• _SHORT PROBLEM_
Output every entry exactly, from the first line to the last.

• _DATA FOR THIS TASK_

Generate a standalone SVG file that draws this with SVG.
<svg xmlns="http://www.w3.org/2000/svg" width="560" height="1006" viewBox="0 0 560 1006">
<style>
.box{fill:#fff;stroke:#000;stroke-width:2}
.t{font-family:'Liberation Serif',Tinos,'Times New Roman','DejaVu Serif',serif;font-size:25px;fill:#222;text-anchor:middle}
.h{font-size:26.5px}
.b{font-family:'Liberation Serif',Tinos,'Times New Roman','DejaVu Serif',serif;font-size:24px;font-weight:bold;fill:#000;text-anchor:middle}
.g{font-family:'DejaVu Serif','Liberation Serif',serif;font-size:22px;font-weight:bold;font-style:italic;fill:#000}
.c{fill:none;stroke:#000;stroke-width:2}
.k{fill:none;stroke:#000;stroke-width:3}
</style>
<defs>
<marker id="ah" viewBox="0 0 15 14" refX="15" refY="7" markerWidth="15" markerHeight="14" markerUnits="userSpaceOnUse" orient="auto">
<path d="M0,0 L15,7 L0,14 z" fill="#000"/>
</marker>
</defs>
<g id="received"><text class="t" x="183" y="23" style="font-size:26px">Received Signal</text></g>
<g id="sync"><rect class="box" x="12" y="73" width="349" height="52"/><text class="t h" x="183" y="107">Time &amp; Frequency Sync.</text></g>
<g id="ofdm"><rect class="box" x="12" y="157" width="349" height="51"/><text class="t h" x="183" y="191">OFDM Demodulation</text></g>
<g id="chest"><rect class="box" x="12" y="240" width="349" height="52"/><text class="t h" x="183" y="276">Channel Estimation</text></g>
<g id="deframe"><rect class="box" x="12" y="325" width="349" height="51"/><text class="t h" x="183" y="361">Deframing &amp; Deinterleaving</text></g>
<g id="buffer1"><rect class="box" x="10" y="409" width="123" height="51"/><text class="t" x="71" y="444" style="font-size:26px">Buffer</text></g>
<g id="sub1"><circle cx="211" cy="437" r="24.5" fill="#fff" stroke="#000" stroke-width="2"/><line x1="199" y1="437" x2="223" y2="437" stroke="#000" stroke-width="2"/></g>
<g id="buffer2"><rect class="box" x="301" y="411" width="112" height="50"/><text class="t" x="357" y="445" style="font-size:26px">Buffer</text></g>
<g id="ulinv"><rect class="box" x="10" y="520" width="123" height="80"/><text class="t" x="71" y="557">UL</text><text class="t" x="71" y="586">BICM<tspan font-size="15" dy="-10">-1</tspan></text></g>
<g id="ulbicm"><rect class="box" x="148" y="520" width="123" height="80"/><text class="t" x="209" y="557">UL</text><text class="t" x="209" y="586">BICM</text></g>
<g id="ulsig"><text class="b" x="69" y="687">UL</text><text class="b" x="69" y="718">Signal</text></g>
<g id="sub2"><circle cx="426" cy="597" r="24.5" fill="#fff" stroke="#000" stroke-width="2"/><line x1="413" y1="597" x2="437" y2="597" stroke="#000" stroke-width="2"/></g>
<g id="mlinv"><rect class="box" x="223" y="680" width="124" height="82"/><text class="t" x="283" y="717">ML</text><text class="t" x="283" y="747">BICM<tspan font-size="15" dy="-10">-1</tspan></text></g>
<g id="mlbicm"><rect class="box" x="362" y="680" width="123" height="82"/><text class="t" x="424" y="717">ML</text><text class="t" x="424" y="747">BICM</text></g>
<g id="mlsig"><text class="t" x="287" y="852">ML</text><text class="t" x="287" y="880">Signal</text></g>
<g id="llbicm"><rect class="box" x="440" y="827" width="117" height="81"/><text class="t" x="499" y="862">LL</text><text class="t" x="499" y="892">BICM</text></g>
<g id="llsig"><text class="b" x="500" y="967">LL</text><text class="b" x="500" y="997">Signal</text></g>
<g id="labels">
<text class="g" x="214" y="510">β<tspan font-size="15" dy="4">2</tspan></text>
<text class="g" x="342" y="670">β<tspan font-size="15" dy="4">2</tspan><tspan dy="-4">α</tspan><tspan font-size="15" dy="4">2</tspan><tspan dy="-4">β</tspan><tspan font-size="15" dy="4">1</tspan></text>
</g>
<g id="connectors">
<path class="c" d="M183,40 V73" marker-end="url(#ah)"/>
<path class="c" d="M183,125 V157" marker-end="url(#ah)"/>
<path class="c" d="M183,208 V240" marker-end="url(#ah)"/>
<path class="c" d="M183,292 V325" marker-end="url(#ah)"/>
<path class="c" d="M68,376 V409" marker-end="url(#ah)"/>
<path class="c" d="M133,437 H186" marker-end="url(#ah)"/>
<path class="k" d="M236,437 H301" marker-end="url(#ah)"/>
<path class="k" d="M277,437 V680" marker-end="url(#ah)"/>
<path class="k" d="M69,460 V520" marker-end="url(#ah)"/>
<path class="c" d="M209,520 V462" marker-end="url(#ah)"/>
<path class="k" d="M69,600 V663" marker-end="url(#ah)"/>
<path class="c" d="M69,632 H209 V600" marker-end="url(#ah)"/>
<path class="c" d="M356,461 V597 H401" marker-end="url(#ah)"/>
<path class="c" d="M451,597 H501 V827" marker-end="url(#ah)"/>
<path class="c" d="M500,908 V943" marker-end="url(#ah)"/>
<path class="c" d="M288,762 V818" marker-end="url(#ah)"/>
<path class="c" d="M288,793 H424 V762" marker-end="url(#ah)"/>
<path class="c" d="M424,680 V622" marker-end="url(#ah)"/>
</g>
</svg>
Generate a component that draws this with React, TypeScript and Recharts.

• _SOLUTION_
Generate a standalone SVG file that draws this with SVG.
<svg xmlns="http://www.w3.org/2000/svg" width="560" height="1006" viewBox="0 0 560 1006">
<style>
.box{fill:#fff;stroke:#000;stroke-width:2}
.t{font-family:'Liberation Serif',Tinos,'Times New Roman','DejaVu Serif',serif;font-size:25px;fill:#222;text-anchor:middle}
.h{font-size:26.5px}
.b{font-family:'Liberation Serif',Tinos,'Times New Roman','DejaVu Serif',serif;font-size:24px;font-weight:bold;fill:#000;text-anchor:middle}
.g{font-family:'DejaVu Serif','Liberation Serif',serif;font-size:22px;font-weight:bold;font-style:italic;fill:#000}
.c{fill:none;stroke:#000;stroke-width:2}
.k{fill:none;stroke:#000;stroke-width:3}
</style>
<defs>
<marker id="ah" viewBox="0 0 15 14" refX="15" refY="7" markerWidth="15" markerHeight="14" markerUnits="userSpaceOnUse" orient="auto">
<path d="M0,0 L15,7 L0,14 z" fill="#000"/>
</marker>
</defs>
<g id="received"><text class="t" x="183" y="23" style="font-size:26px">Received Signal</text></g>
<g id="sync"><rect class="box" x="12" y="73" width="349" height="52"/><text class="t h" x="183" y="107">Time &amp; Frequency Sync.</text></g>
<g id="ofdm"><rect class="box" x="12" y="157" width="349" height="51"/><text class="t h" x="183" y="191">OFDM Demodulation</text></g>
<g id="chest"><rect class="box" x="12" y="240" width="349" height="52"/><text class="t h" x="183" y="276">Channel Estimation</text></g>
<g id="deframe"><rect class="box" x="12" y="325" width="349" height="51"/><text class="t h" x="183" y="361">Deframing &amp; Deinterleaving</text></g>
<g id="buffer1"><rect class="box" x="10" y="409" width="123" height="51"/><text class="t" x="71" y="444" style="font-size:26px">Buffer</text></g>
<g id="sub1"><circle cx="211" cy="437" r="24.5" fill="#fff" stroke="#000" stroke-width="2"/><line x1="199" y1="437" x2="223" y2="437" stroke="#000" stroke-width="2"/></g>
<g id="buffer2"><rect class="box" x="301" y="411" width="112" height="50"/><text class="t" x="357" y="445" style="font-size:26px">Buffer</text></g>
<g id="ulinv"><rect class="box" x="10" y="520" width="123" height="80"/><text class="t" x="71" y="557">UL</text><text class="t" x="71" y="586">BICM<tspan font-size="15" dy="-10">-1</tspan></text></g>
<g id="ulbicm"><rect class="box" x="148" y="520" width="123" height="80"/><text class="t" x="209" y="557">UL</text><text class="t" x="209" y="586">BICM</text></g>
<g id="ulsig"><text class="b" x="69" y="687">UL</text><text class="b" x="69" y="718">Signal</text></g>
<g id="sub2"><circle cx="426" cy="597" r="24.5" fill="#fff" stroke="#000" stroke-width="2"/><line x1="413" y1="597" x2="437" y2="597" stroke="#000" stroke-width="2"/></g>
<g id="mlinv"><rect class="box" x="223" y="680" width="124" height="82"/><text class="t" x="283" y="717">ML</text><text class="t" x="283" y="747">BICM<tspan font-size="15" dy="-10">-1</tspan></text></g>
<g id="mlbicm"><rect class="box" x="362" y="680" width="123" height="82"/><text class="t" x="424" y="717">ML</text><text class="t" x="424" y="747">BICM</text></g>
<g id="mlsig"><text class="t" x="287" y="852">ML</text><text class="t" x="287" y="880">Signal</text></g>
<g id="llbicm"><rect class="box" x="440" y="827" width="117" height="81"/><text class="t" x="499" y="862">LL</text><text class="t" x="499" y="892">BICM</text></g>
<g id="llsig"><text class="b" x="500" y="967">LL</text><text class="b" x="500" y="997">Signal</text></g>
<g id="labels">
<text class="g" x="214" y="510">β<tspan font-size="15" dy="4">2</tspan></text>
<text class="g" x="342" y="670">β<tspan font-size="15" dy="4">2</tspan><tspan dy="-4">α</tspan><tspan font-size="15" dy="4">2</tspan><tspan dy="-4">β</tspan><tspan font-size="15" dy="4">1</tspan></text>
</g>
<g id="connectors">
<path class="c" d="M183,40 V73" marker-end="url(#ah)"/>
<path class="c" d="M183,125 V157" marker-end="url(#ah)"/>
<path class="c" d="M183,208 V240" marker-end="url(#ah)"/>
<path class="c" d="M183,292 V325" marker-end="url(#ah)"/>
<path class="c" d="M68,376 V409" marker-end="url(#ah)"/>
<path class="c" d="M133,437 H186" marker-end="url(#ah)"/>
<path class="k" d="M236,437 H301" marker-end="url(#ah)"/>
<path class="k" d="M277,437 V680" marker-end="url(#ah)"/>
<path class="k" d="M69,460 V520" marker-end="url(#ah)"/>
<path class="c" d="M209,520 V462" marker-end="url(#ah)"/>
<path class="k" d="M69,600 V663" marker-end="url(#ah)"/>
<path class="c" d="M69,632 H209 V600" marker-end="url(#ah)"/>
<path class="c" d="M356,461 V597 H401" marker-end="url(#ah)"/>
<path class="c" d="M451,597 H501 V827" marker-end="url(#ah)"/>
<path class="c" d="M500,908 V943" marker-end="url(#ah)"/>
<path class="c" d="M288,762 V818" marker-end="url(#ah)"/>
<path class="c" d="M288,793 H424 V762" marker-end="url(#ah)"/>
<path class="c" d="M424,680 V622" marker-end="url(#ah)"/>
</g>
</svg>
Generate a component that draws this with React, TypeScript and Recharts.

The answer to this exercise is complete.